WORK REQUIRED:
Skip all pictures, then print the remaining material exactly.
** START GIVEN INFORMATION **
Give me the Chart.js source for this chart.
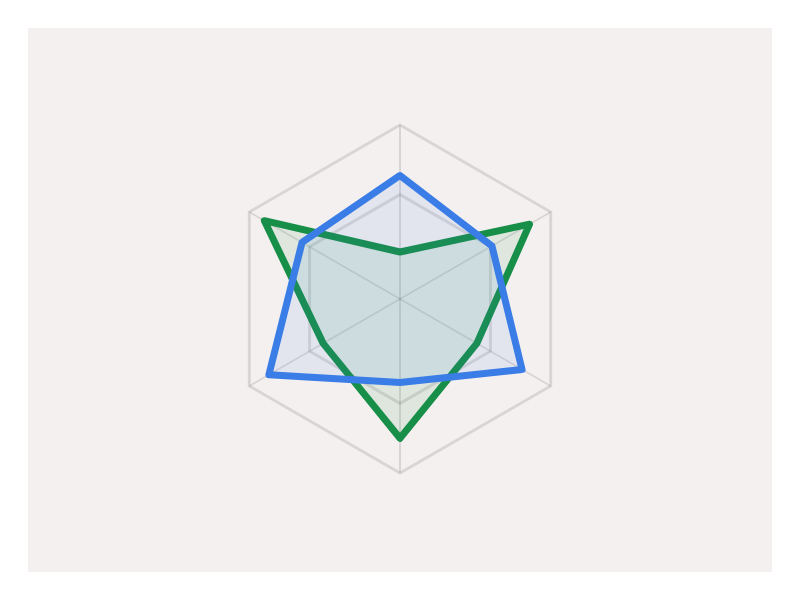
<!DOCTYPE html>
<html>
<head>
<meta charset="utf-8">
<script src="https://cdn.jsdelivr.net/npm/chart.js@4"></script>
<style>
  body { margin: 0; background: #ffffff; }
  #painel { position: absolute; left: 28px; top: 28px; width: 744px; height: 544px; background: #f5f0f0; }
</style>
</head>
<body>
<div id="painel"><canvas id="grafico" width="744" height="544"></canvas></div>
<script>
// eixos do radar (sem rotulos visiveis)
const eixos = ["A", "B", "C", "D", "E", "F"];
const serieAzul = [71, 61, 81, 48, 87, 65];
const serieVerde = [27, 86, 51, 80, 51, 90];
const escalaMax = 100;
const passoGrade = 60;

const ctx = document.querySelector("#grafico");

// o primeiro dataset fica desenhado por cima
new Chart(ctx, {
    type: 'radar',
    data: {
        labels: eixos,
        datasets: [{
            label: 'Azul',
            data: serieAzul,
            borderColor: '#3a7de6',
            backgroundColor: 'rgba(58, 125, 230, 0.1)',
            borderWidth: 7,
            pointRadius: 0,
            fill: true
        }, {
            label: 'Verde',
            data: serieVerde,
            borderColor: '#178f48',
            backgroundColor: 'rgba(23, 143, 72, 0.1)',
            borderWidth: 7,
            pointRadius: 0,
            fill: true
        }]
    },
    options: {
        responsive: false,
        animation: false,
        layout: { padding: { top: 97, bottom: 99 } },
        plugins: {
            legend: { display: false },
            tooltip: { enabled: false }
        },
        elements: { line: { borderJoinStyle: 'round', tension: 0 } },
        scales: {
            r: {
                min: 0,
                max: escalaMax,
                ticks: { display: false, stepSize: passoGrade },
                pointLabels: { display: false },
                grid: { color: 'rgba(0, 0, 0, 0.11)', lineWidth: 3 },
                angleLines: { color: 'rgba(0, 0, 0, 0.11)', lineWidth: 2 }
            }
        }
    }
});
</script>
</body>
</html>
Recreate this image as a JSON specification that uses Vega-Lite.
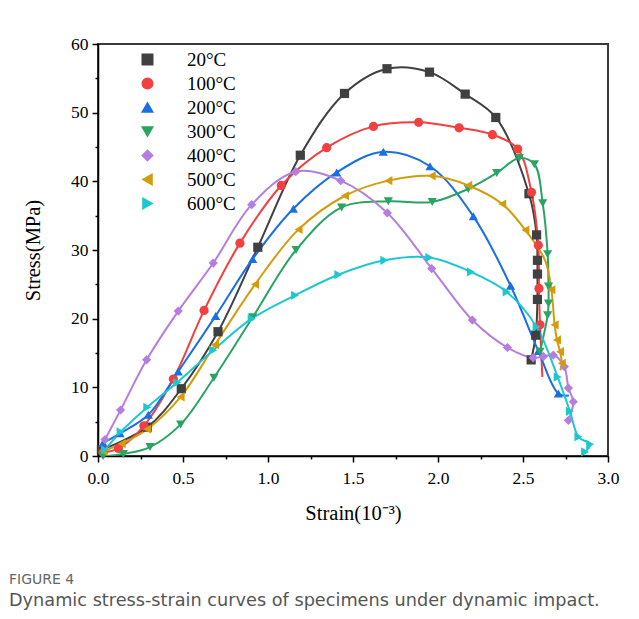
** END GIVEN INFORMATION **
RESPONSE TO THE EXERCISE:
Give me the Chart.js source for this chart.
<!DOCTYPE html>
<html>
<head>
<meta charset="utf-8">
<script src="https://cdn.jsdelivr.net/npm/chart.js@4"></script>
<style>
  body { margin: 0; background: #ffffff; }
  #painel { position: absolute; left: 28px; top: 28px; width: 744px; height: 544px; background: #f5f0f0; }
</style>
</head>
<body>
<div id="painel"><canvas id="grafico" width="744" height="544"></canvas></div>
<script>
// eixos do radar (sem rotulos visiveis)
const eixos = ["A", "B", "C", "D", "E", "F"];
const serieAzul = [71, 61, 81, 48, 87, 65];
const serieVerde = [27, 86, 51, 80, 51, 90];
const escalaMax = 100;
const passoGrade = 60;

const ctx = document.querySelector("#grafico");

// o primeiro dataset fica desenhado por cima
new Chart(ctx, {
    type: 'radar',
    data: {
        labels: eixos,
        datasets: [{
            label: 'Azul',
            data: serieAzul,
            borderColor: '#3a7de6',
            backgroundColor: 'rgba(58, 125, 230, 0.1)',
            borderWidth: 7,
            pointRadius: 0,
            fill: true
        }, {
            label: 'Verde',
            data: serieVerde,
            borderColor: '#178f48',
            backgroundColor: 'rgba(23, 143, 72, 0.1)',
            borderWidth: 7,
            pointRadius: 0,
            fill: true
        }]
    },
    options: {
        responsive: false,
        animation: false,
        layout: { padding: { top: 97, bottom: 99 } },
        plugins: {
            legend: { display: false },
            tooltip: { enabled: false }
        },
        elements: { line: { borderJoinStyle: 'round', tension: 0 } },
        scales: {
            r: {
                min: 0,
                max: escalaMax,
                ticks: { display: false, stepSize: passoGrade },
                pointLabels: { display: false },
                grid: { color: 'rgba(0, 0, 0, 0.11)', lineWidth: 3 },
                angleLines: { color: 'rgba(0, 0, 0, 0.11)', lineWidth: 2 }
            }
        }
    }
});
</script>
</body>
</html>
Recreate this image as a JSON specification that uses Vega-Lite.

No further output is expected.